» Data shown:
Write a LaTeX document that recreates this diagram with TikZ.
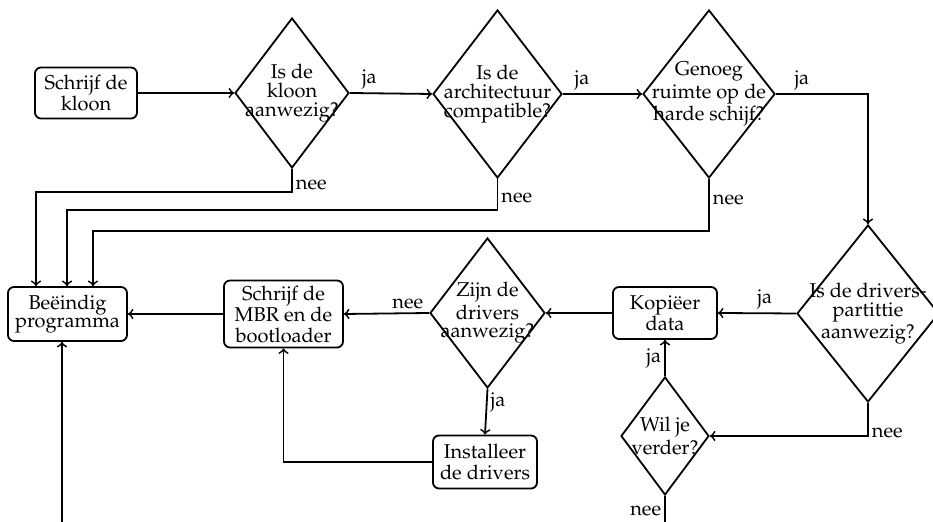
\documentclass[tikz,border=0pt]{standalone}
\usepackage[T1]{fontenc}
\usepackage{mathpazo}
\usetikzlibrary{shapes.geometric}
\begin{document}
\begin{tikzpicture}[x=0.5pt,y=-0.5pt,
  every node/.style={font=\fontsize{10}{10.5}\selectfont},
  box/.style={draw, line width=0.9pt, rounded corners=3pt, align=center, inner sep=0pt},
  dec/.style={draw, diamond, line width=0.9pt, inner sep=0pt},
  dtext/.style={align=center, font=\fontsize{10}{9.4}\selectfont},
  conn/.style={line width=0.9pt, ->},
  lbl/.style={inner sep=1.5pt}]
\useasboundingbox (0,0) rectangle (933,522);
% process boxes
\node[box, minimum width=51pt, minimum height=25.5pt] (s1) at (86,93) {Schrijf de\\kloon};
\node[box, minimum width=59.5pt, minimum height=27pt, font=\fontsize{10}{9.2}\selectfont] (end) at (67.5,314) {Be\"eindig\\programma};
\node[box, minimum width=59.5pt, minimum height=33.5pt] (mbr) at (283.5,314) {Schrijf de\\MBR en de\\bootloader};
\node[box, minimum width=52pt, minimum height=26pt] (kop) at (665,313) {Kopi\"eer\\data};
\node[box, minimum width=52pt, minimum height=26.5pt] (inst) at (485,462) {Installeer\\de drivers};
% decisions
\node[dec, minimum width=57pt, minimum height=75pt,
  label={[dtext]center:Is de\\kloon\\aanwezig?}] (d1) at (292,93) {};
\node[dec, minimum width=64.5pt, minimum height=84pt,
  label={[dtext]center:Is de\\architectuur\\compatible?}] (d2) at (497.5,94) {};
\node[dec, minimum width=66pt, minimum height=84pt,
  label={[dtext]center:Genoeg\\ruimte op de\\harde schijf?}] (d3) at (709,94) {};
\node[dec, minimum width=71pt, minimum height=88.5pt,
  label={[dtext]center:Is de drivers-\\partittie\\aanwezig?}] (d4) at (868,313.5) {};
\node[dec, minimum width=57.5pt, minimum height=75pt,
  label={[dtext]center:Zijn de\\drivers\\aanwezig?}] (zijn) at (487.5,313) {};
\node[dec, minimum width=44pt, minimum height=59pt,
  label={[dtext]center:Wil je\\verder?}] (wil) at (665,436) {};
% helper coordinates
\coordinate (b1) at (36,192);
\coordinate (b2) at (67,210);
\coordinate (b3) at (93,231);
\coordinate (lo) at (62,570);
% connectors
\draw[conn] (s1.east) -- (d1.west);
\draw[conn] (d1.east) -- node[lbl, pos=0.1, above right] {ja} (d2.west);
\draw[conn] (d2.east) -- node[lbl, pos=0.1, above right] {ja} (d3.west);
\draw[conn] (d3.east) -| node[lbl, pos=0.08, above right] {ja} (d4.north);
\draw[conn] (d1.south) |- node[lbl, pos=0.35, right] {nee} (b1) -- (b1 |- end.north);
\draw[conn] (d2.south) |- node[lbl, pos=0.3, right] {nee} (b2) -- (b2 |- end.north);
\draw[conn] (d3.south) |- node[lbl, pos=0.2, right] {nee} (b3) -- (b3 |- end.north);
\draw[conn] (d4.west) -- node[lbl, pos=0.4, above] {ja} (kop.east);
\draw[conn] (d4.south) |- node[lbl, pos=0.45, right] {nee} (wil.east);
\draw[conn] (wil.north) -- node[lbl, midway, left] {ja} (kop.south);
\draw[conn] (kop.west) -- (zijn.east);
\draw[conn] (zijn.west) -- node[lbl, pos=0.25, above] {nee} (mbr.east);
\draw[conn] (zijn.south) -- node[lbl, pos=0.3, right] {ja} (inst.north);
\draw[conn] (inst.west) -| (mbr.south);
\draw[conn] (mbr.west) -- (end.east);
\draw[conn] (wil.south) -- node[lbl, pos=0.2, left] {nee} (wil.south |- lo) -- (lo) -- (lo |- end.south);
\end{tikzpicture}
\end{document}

» Job:
Transcribe all the lines above exactly, apart from the pictures.

» Expected answer:
Write a LaTeX document that recreates this diagram with TikZ.
\documentclass[tikz,border=0pt]{standalone}
\usepackage[T1]{fontenc}
\usepackage{mathpazo}
\usetikzlibrary{shapes.geometric}
\begin{document}
\begin{tikzpicture}[x=0.5pt,y=-0.5pt,
  every node/.style={font=\fontsize{10}{10.5}\selectfont},
  box/.style={draw, line width=0.9pt, rounded corners=3pt, align=center, inner sep=0pt},
  dec/.style={draw, diamond, line width=0.9pt, inner sep=0pt},
  dtext/.style={align=center, font=\fontsize{10}{9.4}\selectfont},
  conn/.style={line width=0.9pt, ->},
  lbl/.style={inner sep=1.5pt}]
\useasboundingbox (0,0) rectangle (933,522);
% process boxes
\node[box, minimum width=51pt, minimum height=25.5pt] (s1) at (86,93) {Schrijf de\\kloon};
\node[box, minimum width=59.5pt, minimum height=27pt, font=\fontsize{10}{9.2}\selectfont] (end) at (67.5,314) {Be\"eindig\\programma};
\node[box, minimum width=59.5pt, minimum height=33.5pt] (mbr) at (283.5,314) {Schrijf de\\MBR en de\\bootloader};
\node[box, minimum width=52pt, minimum height=26pt] (kop) at (665,313) {Kopi\"eer\\data};
\node[box, minimum width=52pt, minimum height=26.5pt] (inst) at (485,462) {Installeer\\de drivers};
% decisions
\node[dec, minimum width=57pt, minimum height=75pt,
  label={[dtext]center:Is de\\kloon\\aanwezig?}] (d1) at (292,93) {};
\node[dec, minimum width=64.5pt, minimum height=84pt,
  label={[dtext]center:Is de\\architectuur\\compatible?}] (d2) at (497.5,94) {};
\node[dec, minimum width=66pt, minimum height=84pt,
  label={[dtext]center:Genoeg\\ruimte op de\\harde schijf?}] (d3) at (709,94) {};
\node[dec, minimum width=71pt, minimum height=88.5pt,
  label={[dtext]center:Is de drivers-\\partittie\\aanwezig?}] (d4) at (868,313.5) {};
\node[dec, minimum width=57.5pt, minimum height=75pt,
  label={[dtext]center:Zijn de\\drivers\\aanwezig?}] (zijn) at (487.5,313) {};
\node[dec, minimum width=44pt, minimum height=59pt,
  label={[dtext]center:Wil je\\verder?}] (wil) at (665,436) {};
% helper coordinates
\coordinate (b1) at (36,192);
\coordinate (b2) at (67,210);
\coordinate (b3) at (93,231);
\coordinate (lo) at (62,570);
% connectors
\draw[conn] (s1.east) -- (d1.west);
\draw[conn] (d1.east) -- node[lbl, pos=0.1, above right] {ja} (d2.west);
\draw[conn] (d2.east) -- node[lbl, pos=0.1, above right] {ja} (d3.west);
\draw[conn] (d3.east) -| node[lbl, pos=0.08, above right] {ja} (d4.north);
\draw[conn] (d1.south) |- node[lbl, pos=0.35, right] {nee} (b1) -- (b1 |- end.north);
\draw[conn] (d2.south) |- node[lbl, pos=0.3, right] {nee} (b2) -- (b2 |- end.north);
\draw[conn] (d3.south) |- node[lbl, pos=0.2, right] {nee} (b3) -- (b3 |- end.north);
\draw[conn] (d4.west) -- node[lbl, pos=0.4, above] {ja} (kop.east);
\draw[conn] (d4.south) |- node[lbl, pos=0.45, right] {nee} (wil.east);
\draw[conn] (wil.north) -- node[lbl, midway, left] {ja} (kop.south);
\draw[conn] (kop.west) -- (zijn.east);
\draw[conn] (zijn.west) -- node[lbl, pos=0.25, above] {nee} (mbr.east);
\draw[conn] (zijn.south) -- node[lbl, pos=0.3, right] {ja} (inst.north);
\draw[conn] (inst.west) -| (mbr.south);
\draw[conn] (mbr.west) -- (end.east);
\draw[conn] (wil.south) -- node[lbl, pos=0.2, left] {nee} (wil.south |- lo) -- (lo) -- (lo |- end.south);
\end{tikzpicture}
\end{document}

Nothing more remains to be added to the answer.